Goal: Pick out all lines with the word "chart" from the records that follow.

Data supplied:
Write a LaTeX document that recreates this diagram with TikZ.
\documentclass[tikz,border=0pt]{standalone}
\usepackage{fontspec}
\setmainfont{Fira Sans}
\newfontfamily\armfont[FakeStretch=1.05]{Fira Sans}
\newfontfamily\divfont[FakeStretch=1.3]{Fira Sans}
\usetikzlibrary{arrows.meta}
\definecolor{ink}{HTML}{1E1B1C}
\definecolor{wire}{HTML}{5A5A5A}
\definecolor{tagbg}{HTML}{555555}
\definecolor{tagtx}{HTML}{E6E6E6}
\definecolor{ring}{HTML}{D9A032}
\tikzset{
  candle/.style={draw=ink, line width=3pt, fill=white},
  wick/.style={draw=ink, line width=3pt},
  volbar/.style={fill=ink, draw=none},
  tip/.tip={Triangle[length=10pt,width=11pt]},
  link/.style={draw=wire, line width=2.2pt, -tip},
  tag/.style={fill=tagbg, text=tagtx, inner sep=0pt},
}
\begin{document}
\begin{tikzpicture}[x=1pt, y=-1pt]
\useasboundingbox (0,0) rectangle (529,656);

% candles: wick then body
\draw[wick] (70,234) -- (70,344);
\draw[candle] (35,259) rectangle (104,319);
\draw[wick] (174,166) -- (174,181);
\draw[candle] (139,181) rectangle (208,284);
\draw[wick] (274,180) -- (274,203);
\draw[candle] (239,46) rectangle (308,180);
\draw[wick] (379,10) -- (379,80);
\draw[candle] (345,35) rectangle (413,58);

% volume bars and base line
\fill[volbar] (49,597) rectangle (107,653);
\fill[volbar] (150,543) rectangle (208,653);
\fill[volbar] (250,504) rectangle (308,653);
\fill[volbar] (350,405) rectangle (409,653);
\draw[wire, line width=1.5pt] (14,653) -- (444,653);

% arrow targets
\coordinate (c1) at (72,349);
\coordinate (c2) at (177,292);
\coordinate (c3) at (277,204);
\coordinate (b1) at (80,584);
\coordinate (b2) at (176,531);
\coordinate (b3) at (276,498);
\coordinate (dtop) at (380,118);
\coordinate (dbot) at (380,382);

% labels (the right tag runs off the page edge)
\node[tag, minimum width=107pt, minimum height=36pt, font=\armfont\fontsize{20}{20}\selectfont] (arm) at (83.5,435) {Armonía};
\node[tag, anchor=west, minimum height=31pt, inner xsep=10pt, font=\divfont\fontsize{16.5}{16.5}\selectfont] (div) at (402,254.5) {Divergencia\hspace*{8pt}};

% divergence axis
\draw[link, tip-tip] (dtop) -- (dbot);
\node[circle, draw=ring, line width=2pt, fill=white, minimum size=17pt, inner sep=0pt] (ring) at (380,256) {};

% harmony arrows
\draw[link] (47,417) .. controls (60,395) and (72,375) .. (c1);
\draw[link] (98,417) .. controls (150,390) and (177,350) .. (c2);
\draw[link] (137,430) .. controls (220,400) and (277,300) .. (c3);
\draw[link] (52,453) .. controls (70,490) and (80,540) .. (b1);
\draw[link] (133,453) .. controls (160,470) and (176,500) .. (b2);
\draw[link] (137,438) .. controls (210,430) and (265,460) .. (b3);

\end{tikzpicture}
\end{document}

...

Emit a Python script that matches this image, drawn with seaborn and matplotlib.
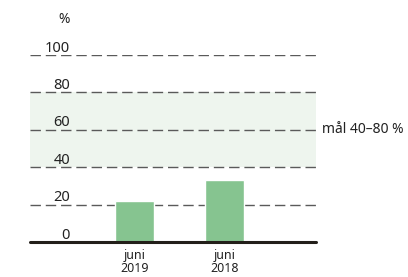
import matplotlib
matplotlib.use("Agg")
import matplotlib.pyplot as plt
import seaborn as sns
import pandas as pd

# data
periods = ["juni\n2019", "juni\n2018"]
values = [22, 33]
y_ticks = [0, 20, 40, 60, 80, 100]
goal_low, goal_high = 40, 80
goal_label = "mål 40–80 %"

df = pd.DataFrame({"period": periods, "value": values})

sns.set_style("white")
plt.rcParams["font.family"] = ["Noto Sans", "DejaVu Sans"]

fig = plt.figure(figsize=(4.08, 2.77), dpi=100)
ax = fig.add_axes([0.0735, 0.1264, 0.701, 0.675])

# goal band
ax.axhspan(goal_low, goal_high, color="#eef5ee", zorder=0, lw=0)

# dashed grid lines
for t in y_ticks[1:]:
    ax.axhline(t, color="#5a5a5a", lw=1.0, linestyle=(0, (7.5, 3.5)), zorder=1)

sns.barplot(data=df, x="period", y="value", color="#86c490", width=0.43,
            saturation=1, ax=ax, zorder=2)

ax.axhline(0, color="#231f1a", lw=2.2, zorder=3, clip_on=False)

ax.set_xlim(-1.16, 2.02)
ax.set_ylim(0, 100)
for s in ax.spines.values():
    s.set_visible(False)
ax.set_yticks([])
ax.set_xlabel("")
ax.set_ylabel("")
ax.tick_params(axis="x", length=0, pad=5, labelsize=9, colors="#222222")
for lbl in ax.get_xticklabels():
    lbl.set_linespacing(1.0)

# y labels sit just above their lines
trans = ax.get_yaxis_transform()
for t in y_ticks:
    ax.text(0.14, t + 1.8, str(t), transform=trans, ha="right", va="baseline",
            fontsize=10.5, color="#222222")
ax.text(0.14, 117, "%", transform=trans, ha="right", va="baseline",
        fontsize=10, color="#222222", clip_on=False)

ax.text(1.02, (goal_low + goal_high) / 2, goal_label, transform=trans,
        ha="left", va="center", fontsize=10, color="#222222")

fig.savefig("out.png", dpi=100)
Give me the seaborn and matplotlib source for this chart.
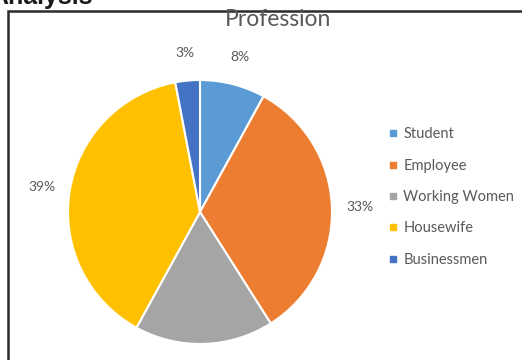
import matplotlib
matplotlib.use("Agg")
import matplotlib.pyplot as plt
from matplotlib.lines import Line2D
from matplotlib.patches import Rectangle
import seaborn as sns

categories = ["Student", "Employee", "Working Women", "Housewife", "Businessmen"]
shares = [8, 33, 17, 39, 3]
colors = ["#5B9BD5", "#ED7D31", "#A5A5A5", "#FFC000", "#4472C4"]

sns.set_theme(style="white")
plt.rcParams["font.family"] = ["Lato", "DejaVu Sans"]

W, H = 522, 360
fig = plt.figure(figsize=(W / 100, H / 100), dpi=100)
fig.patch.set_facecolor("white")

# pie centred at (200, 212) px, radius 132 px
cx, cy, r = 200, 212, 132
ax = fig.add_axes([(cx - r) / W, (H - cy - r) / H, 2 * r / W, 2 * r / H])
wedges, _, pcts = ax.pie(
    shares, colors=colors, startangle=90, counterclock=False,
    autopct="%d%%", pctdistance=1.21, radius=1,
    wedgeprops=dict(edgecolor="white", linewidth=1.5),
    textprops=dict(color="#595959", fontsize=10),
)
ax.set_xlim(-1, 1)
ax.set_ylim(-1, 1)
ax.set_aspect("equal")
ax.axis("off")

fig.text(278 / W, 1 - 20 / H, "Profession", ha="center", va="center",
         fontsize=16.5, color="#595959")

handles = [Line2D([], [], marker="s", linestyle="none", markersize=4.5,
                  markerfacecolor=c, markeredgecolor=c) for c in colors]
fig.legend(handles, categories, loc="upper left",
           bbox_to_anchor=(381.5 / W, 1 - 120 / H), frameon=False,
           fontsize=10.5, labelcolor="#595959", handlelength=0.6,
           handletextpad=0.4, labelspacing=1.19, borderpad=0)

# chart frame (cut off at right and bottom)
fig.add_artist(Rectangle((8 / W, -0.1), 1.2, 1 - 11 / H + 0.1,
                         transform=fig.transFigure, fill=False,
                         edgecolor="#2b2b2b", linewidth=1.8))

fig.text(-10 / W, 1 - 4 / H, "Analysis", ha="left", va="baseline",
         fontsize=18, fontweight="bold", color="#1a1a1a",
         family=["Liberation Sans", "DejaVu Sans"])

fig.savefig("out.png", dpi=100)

Answer to the task:
Give me the seaborn and matplotlib source for this chart.
# chart frame (cut off at right and bottom)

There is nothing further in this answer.